Tamilnet published a photograph of the two suicide pilots together with Tiger supremo Velupillai Prabhakaran, claimed to have been taken shortly before embarking on their mission. It also said the two planes were piloted by a self-styled ‘Colonel’ Roopan and ‘Lieutenant Colonel’ Siriththiran.

This was the seventh LTTE air attack since March 2007 in its tiny aircraft, which are believed to be Czech-built Zlin – Z-143. But this is for the first time they lost both aircraft during their mission outside the areas held by them in the north.

Latest military details reveal that the first light aircraft, though believed to have dropped a bomb on the Inland Revenue Department Headquarters, “has apparently crashed on to the floors between third and 12th amid air defence system, which might have struck the hovering aircraft”.

“Detection of parts of strewn pieces of flesh, said to belong to the Tiger (LTTE) pilot, found on some floors proved that the pilot would have lost control of it after hit by Air Defence Systems,” the military statement said.

“Investigating teams have so far collected one arm belonging to the Tiger pilot who had been blown to pieces along with the crash or counter fire and the explosion that followed,” it said, adding that the extent of the damage to the Inland Revenue building was yet to be evaluated.

The last Tamil Tiger air attack was on Oct 29 last year when two LTTE light-wing aircraft flew out of their hideouts in the north and dropped bombs on a power plant station at Kelaniya, Colombo, and on a military base in the north-western Mannar district simultaneously.

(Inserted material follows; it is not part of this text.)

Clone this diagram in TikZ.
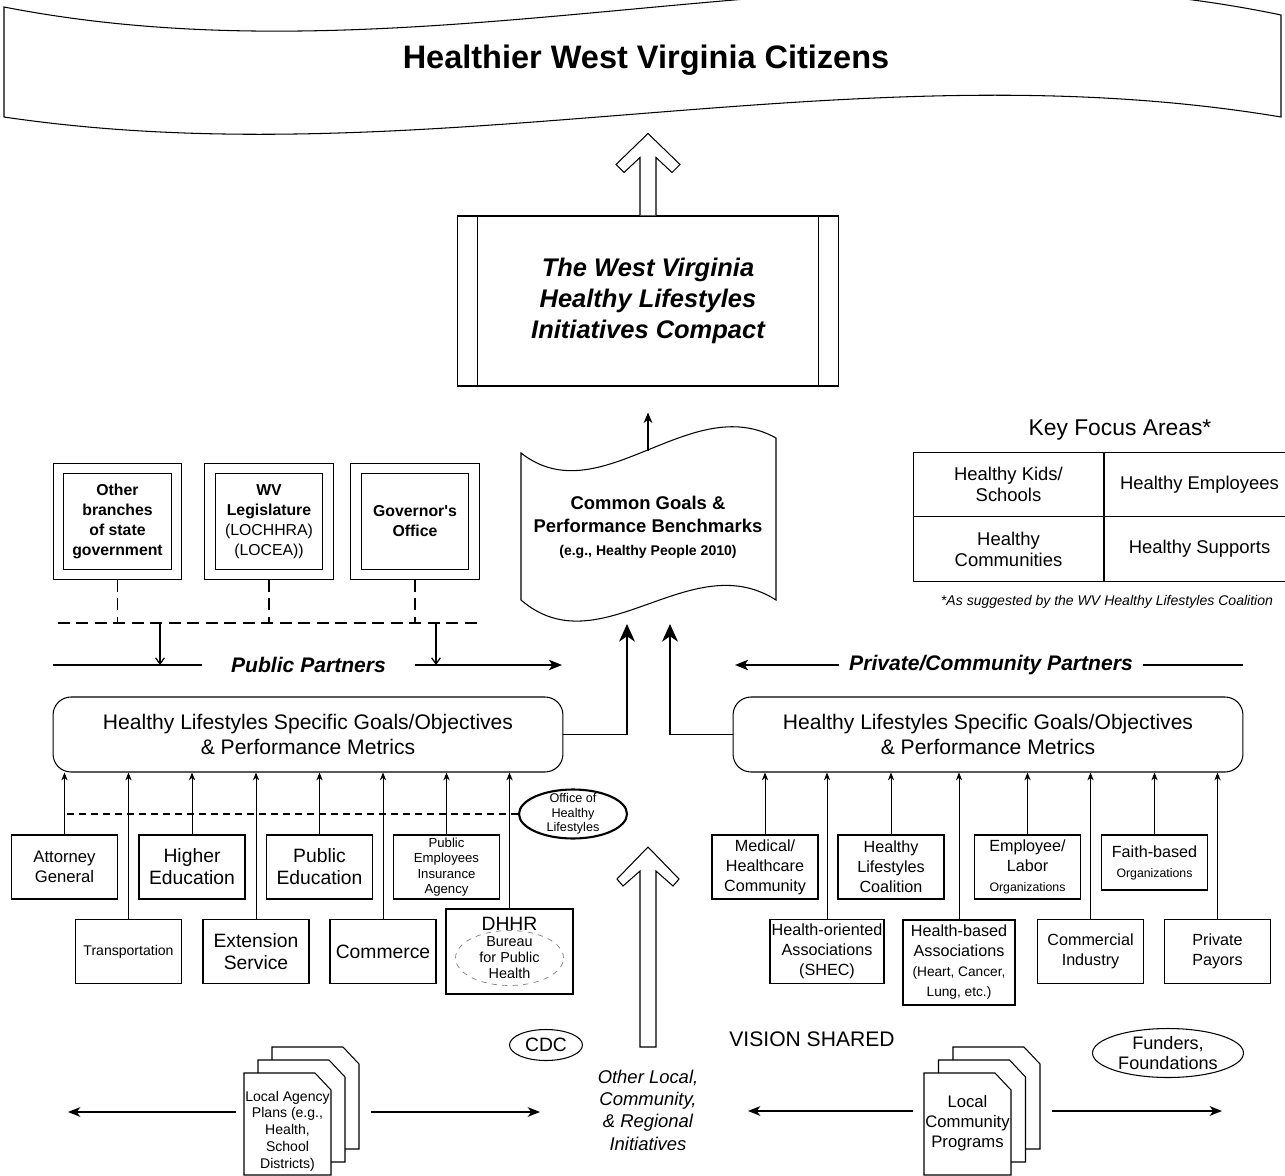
\documentclass[tikz,border=0pt]{standalone}
\usepackage{fontspec}
\setmainfont{Liberation Sans}
\usetikzlibrary{arrows.meta, positioning, shapes.geometric}

\newcommand{\fsz}[2]{\fontsize{#1}{#2}\selectfont}

\begin{document}
\begin{tikzpicture}[
            x=0.02cm, y=-0.02cm,
            line width=0.6pt,
            orgbox/.style={
                draw,
                fill=white,
                align=center,
                inner sep=1pt,
                minimum width=2.12cm,
                minimum height=1.28cm,
                font=\fsz{11}{12.5}
            },
            smallorg/.style={orgbox, font=\fsz{9.2}{11.4}},
            govbox/.style={
                draw,
                double,
                double distance=0.195cm,
                outer sep=0.11cm,
                align=center,
                minimum width=2.36cm,
                minimum height=2.12cm,
                font=\bfseries\fsz{9}{11.4}
            },
            goalbox/.style={
                draw,
                rounded corners=0.36cm,
                align=center,
                minimum width=10.2cm,
                minimum height=1.5cm,
                font=\fsz{12}{14.2}
            },
            kfacell/.style={draw, align=center, minimum width=3.82cm, minimum height=1.29cm, font=\fsz{10.5}{12}},
            partner/.style={font=\bfseries\itshape\fsz{12}{14}},
            oval/.style={draw, ellipse, inner sep=0pt},
            ovaltext/.style={align=center, inner sep=0pt},
            feed/.style={-{Stealth[length=4.5pt,width=3.6pt]}, line width=0.5pt},
            mainarrow/.style={-{Stealth[length=10pt,width=9pt,inset=3pt]}, line width=1.1pt},
            sidearrow/.style={-{Stealth[length=7.5pt,width=6pt,inset=2pt]}, line width=0.9pt},
            flowarrow/.style={-{Stealth[length=7pt,width=5.5pt,inset=2pt]}, line width=0.9pt},
            droparrow/.style={-{Straight Barb[length=3.5pt,width=5pt]}, line width=0.7pt},
            govdash/.style={dash pattern=on 0.24cm off 0.13cm, line width=0.7pt},
            ohldash/.style={dash pattern=on 0.14cm off 0.1cm, line width=0.6pt},
            hollow/.style={draw, fill=white, line width=0.6pt},
            docpage/.style={draw, fill=white, line width=0.6pt}
        ]
            \useasboundingbox (0,0) rectangle (1285,1176);

            % banner
            \draw (4,7) .. controls (430,90) and (850,-75) .. (1281,15) -- (1281,117)
                .. controls (850,45) and (430,180) .. (4,117) -- cycle;
            \node[font=\bfseries\fsz{18.5}{22}] (citizens) at (646,60) {Healthier West Virginia Citizens};

            % compact
            \node[draw, minimum width=7.64cm, minimum height=3.4cm, align=center,
                font=\bfseries\itshape\fsz{14.5}{17.6}] (compact) at (648,301)
                {The West Virginia\\Healthy Lifestyles\\Initiatives Compact};
            \draw ([xshift=0.42cm]compact.north west) -- ([xshift=0.42cm]compact.south west);
            \draw ([xshift=-0.42cm]compact.north east) -- ([xshift=-0.42cm]compact.south east);
            \draw[hollow, shift={(compact.north)}] (-8,0) -- (-8,-58) -- (-24,-43) -- (-32,-51)
                -- (0,-82) -- (32,-51) -- (24,-43) -- (8,-58) -- (8,0);

            % common goals
            \draw (521,453) .. controls (600,515) and (690,390) .. (776,438) -- (776,600)
                .. controls (690,545) and (600,668) .. (521,600) -- cycle;
            \node[align=center, font=\bfseries\fsz{10.5}{13}] (goals) at (648,527)
                {Common Goals \&\\Performance Benchmarks\\{\fsz{8}{10}(e.g., Healthy People 2010)}};
            \coordinate (goalstop) at (648,451);
            \coordinate (goalsinL) at (627,624);
            \coordinate (goalsinR) at (670,624);
            \draw[-{Stealth[length=6pt,width=5pt]}, line width=0.8pt, shorten >=0.52cm] (goalstop) -- (compact.south);

            % key focus areas
            \node[font=\fsz{13}{15}] (kfatitle) at (1120,430) {Key Focus Areas*};
            \node[kfacell] (kids) at (1008.5,484.5) {Healthy Kids/\\Schools};
            \node[kfacell] (employees) at (1199.5,484.5) {Healthy Employees};
            \node[kfacell] (communities) at (1008.5,549) {Healthy\\Communities};
            \node[kfacell] (supports) at (1199.5,549) {Healthy Supports};
            \node[font=\itshape\fsz{8}{10}] (kfanote) at (1107,602) {*As suggested by the WV Healthy Lifestyles Coalition};

            % public partners
            \node[govbox] (other) at (117.5,521.5) {Other\\branches\\of state\\government};
            \node[govbox] (legis) at (269,521.5) {WV\\Legislature\\{\mdseries (LOCHHRA)}\\{\mdseries (LOCEA))}};
            \node[govbox] (governor) at (415,521.5) {Governor\textquotesingle s\\Office};
            \coordinate (busL) at (58,623);
            \coordinate (busR) at (480,623);
            \draw[govdash] (busL) -- (busR);
            \foreach \g in {other, legis, governor}
                \draw[govdash] (\g.south) -- (\g |- busL);

            \node[partner, inner xsep=0.58cm] (public) at (308.5,665) {Public Partners};
            \coordinate (pubL) at (53,665);
            \coordinate (pubR) at (562,665);
            \draw[line width=0.8pt] (pubL) -- (public.west);
            \draw[sidearrow] (public.east) -- (pubR);
            \coordinate (drop1) at (160,623);
            \coordinate (drop2) at (436,623);
            \draw[droparrow] (drop1) -- (drop1 |- pubL);
            \draw[droparrow] (drop2) -- (drop2 |- pubL);

            % private partners
            \node[partner, inner xsep=0.2cm] (private) at (991,665) {Private/Community Partners};
            \coordinate (privL) at (735,665);
            \coordinate (privR) at (1243,665);
            \draw[sidearrow] (private.west) -- (privL);
            \draw[line width=0.8pt] (private.east) -- (privR);

            % specific goals
            \node[goalbox] (leftgoals) at (308,734.5) {Healthy Lifestyles Specific Goals/Objectives\\\& Performance Metrics};
            \node[goalbox] (rightgoals) at (988,734.5) {Healthy Lifestyles Specific Goals/Objectives\\\& Performance Metrics};
            \draw[mainarrow] (leftgoals.east) -| (goalsinL);
            \draw[mainarrow] (rightgoals.west) -| (goalsinR);

            % public agencies
            \node[orgbox, font=\fsz{9.5}{11.2}] (att) at (64.5,867) {Attorney\\General};
            \node[orgbox, font=\fsz{8}{10}] (trans) at (128.5,951.5) {Transportation};
            \node[orgbox] (higher) at (192,867) {Higher\\Education};
            \node[orgbox] (ext) at (256,951.5) {Extension\\Service};
            \node[orgbox] (pubed) at (319.5,867) {Public\\Education};
            \node[orgbox] (comm) at (383,951.5) {Commerce};
            \node[orgbox, font=\fsz{7.5}{8.8}] (peia) at (446.5,867) {Public\\Employees\\Insurance\\Agency};
            \node[orgbox, minimum width=2.54cm, minimum height=1.7cm] (dhhr) at (509.5,951.5) {};
            \node[font=\fsz{11}{13}, below=0.04cm of dhhr.north] (dhhrlabel) {DHHR};
            \node[oval, dashed, draw=gray, line width=0.4pt, minimum width=2.16cm, minimum height=1.1cm] (bph) at (509.5,958) {};
            \node[ovaltext, font=\fsz{8.2}{9.1}] (bphtext) at (bph) {Bureau\\for Public\\Health};

            \node[oval, line width=1.2pt, minimum width=2.16cm, minimum height=0.98cm] (ohl) at (573,814) {};
            \node[ovaltext, font=\fsz{7.2}{8.2}] (ohltext) at (ohl) {Office of\\Healthy\\Lifestyles};
            \draw[ohldash] (ohl.west) -- (ohl.west -| att.north);

            \foreach \n in {att, trans, higher, ext, pubed, comm, peia, dhhr}
                \draw[feed] (\n.north) -- (\n.north |- leftgoals.south);

            % private partners boxes
            \node[smallorg] (med) at (765,867) {Medical/\\Healthcare\\Community};
            \node[smallorg, minimum width=2.24cm] (hoa) at (827,951.5) {Health-oriented\\Associations\\(SHEC)};
            \node[smallorg] (hlc) at (891,867) {Healthy\\Lifestyles\\Coalition};
            \node[smallorg, minimum width=2.24cm, minimum height=1.7cm] (hba) at (959,962.5)
                {Health-based\\Associations\\{\fsz{7.8}{9.5}(Heart, Cancer,}\\{\fsz{7.8}{9.5}Lung, etc.)}};
            \node[smallorg] (elo) at (1027.5,867) {Employee/\\Labor\\{\fsz{7}{9}Organizations}};
            \node[smallorg] (ci) at (1090.5,951.5) {Commercial\\Industry};
            \node[smallorg, minimum height=1.1cm] (fbo) at (1154.5,862.5) {Faith-based\\{\fsz{7}{9}Organizations}};
            \node[smallorg] (pp) at (1217.5,951.5) {Private\\Payors};

            \foreach \n in {med, hoa, hlc, hba, elo, ci, fbo, pp}
                \draw[feed] (\n.north) -- (\n.north |- rightgoals.south);

            % local level
            \coordinate (visionbase) at (648,1047);
            \draw[hollow, shift={(visionbase)}] (-8,0) -- (-8,-176) -- (-25,-161) -- (-31,-168)
                -- (0,-200) -- (31,-168) -- (25,-161) -- (8,-176) -- (8,0) -- cycle;
            \node[align=center, font=\itshape\fsz{10.5}{12.7}] (otherlocal) at (648,1110)
                {Other Local,\\Community,\\\& Regional\\Initiatives};

            \node[oval, minimum width=1.46cm, minimum height=0.62cm] (cdc) at (546,1045) {};
            \node[ovaltext, font=\fsz{11}{13}] (cdctext) at (cdc) {CDC};
            \node[font=\fsz{12}{14}] (vision) at (812,1039) {VISION SHARED};
            \node[oval, minimum width=3.02cm, minimum height=0.98cm] (funders) at (1168,1053) {};
            \node[ovaltext, font=\fsz{10.3}{11.4}] (funderstext) at (funders) {Funders,\\Foundations};

            \foreach \d in {2,1,0}
                \draw[docpage, shift={(\d*14,-\d*13)}] (244,1073) -- (315,1073) -- (331,1090) -- (331,1175) -- (244,1175) -- cycle;
            \node[align=center, inner sep=0.5pt, font=\fsz{8}{9.5}] (agency) at (287.5,1131)
                {Local Agency\\Plans (e.g.,\\Health,\\School\\Districts)};
            \coordinate (agencyL) at (68,1112);
            \coordinate (agencyR) at (540,1112);
            \draw[flowarrow, shorten <=0.16cm] (agency.west |- agencyL) -- (agencyL);
            \draw[flowarrow, shorten <=0.8cm] (agency.east |- agencyR) -- (agencyR);

            \foreach \d in {2,1,0}
                \draw[docpage, shift={(\d*14.5,-\d*13)}] (924,1073) -- (995,1073) -- (1011,1090) -- (1011,1175) -- (924,1175) -- cycle;
            \node[align=center, inner sep=0.5pt, font=\fsz{9.5}{11.4}] (programs) at (967.5,1123)
                {Local\\Community\\Programs};
            \coordinate (programsL) at (748,1111);
            \coordinate (programsR) at (1222,1111);
            \draw[flowarrow, shorten <=0.22cm] (programs.west |- programsL) -- (programsL);
            \draw[flowarrow, shorten <=0.82cm] (programs.east |- programsR) -- (programsR);
        \end{tikzpicture}
\end{document}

Sri Lankan troops operating in the northern battle-zone last month captured at least six airstrips and tarmacs in the Kilinochchi and Mullaitivu districts, which had been under the control of the rebels over the past one decade.

The advancing Sri Lankan troops have cornered the rebels in an area of less than 100 sq km in the north-eastern Mullaitivu district. The military has accused the rebels of holding thousands of civilians as human shields.